I thought I knew what I wanted in life going into this semester, but I was proven wrong.
Up until August of 2022, I had not been in a classroom in almost two and a half years. The last time I had stepped into one was during my bachelor's degree, only days before the COVID-19 pandemic took over New York City. I was attending a fashion school back then and was really lost about what I wanted to do. Fast forward to now. I am preparing to start my master's degree in Global Humanities, moved to another city, my hometown, to start over fresh again. With several internships and jobs under my belt, I thought I knew what I wanted going into this semester, but I was proven very wrong by the end of the first month.
My vision of the future and my recent plans going into the semester included pursuing a PhD. Having worked in theatre and film during the pandemic, discovering how these industries could make an impact through an ethnographic lens, I had decided I was going to pursue anthropology. My dream was to conduct ethnography projects on women's arts, specifically theater and literature. This would mark a drastic change from what I had studied previously, which was International Trade and Fashion Business.
So I started graduate school this semester and thought this was my dream. Then I quickly began to realize the pitfalls of pursuing a doctoral degree, and that maybe this path was not for me. In my coursework and degree, a lot of it is interdisciplinary in nature. Often, as a young person trying to discover what is important to me and my life, I have been told that I need to do something specific, or I had to double down and pick a single topic of focus. We have to be a doctor, lawyer, engineer, make enough to survive. And to survive means you could not be more than one thing in the eyes of many people around me.
This semester reinforced a certain notion that I have been thinking about all along: everything is interconnected.
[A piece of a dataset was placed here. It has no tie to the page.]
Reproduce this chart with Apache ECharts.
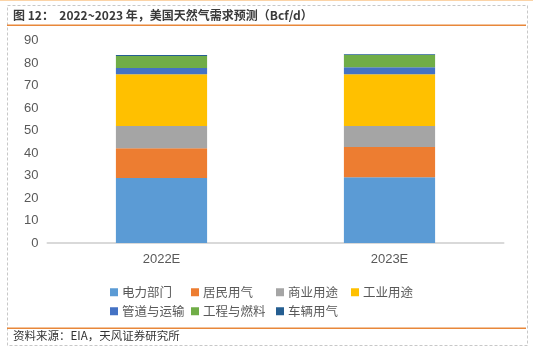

Theater often is a political act, writers and actors approaching scripts and art in a process they know from their socioeconomic statuses and training. Art is a product of the times and societies we live in, which means you should have a core understanding of economics, development, and sociology in order to get a grasp at the bigger picture. I began often thinking about this during the COVID-19 pandemic, especially as I picked up a copy of Ntozake Shange's For Colored Girls for the first time. As a writer myself, I ws thrilled by the poetry and music contained with her lines. I admired her work, and, deep down, was a little bit jealous because I felt trapped in genre and confines. I'm slowly breaking free of this way of thinking thanks to this semester, and the future genuinely looks bright.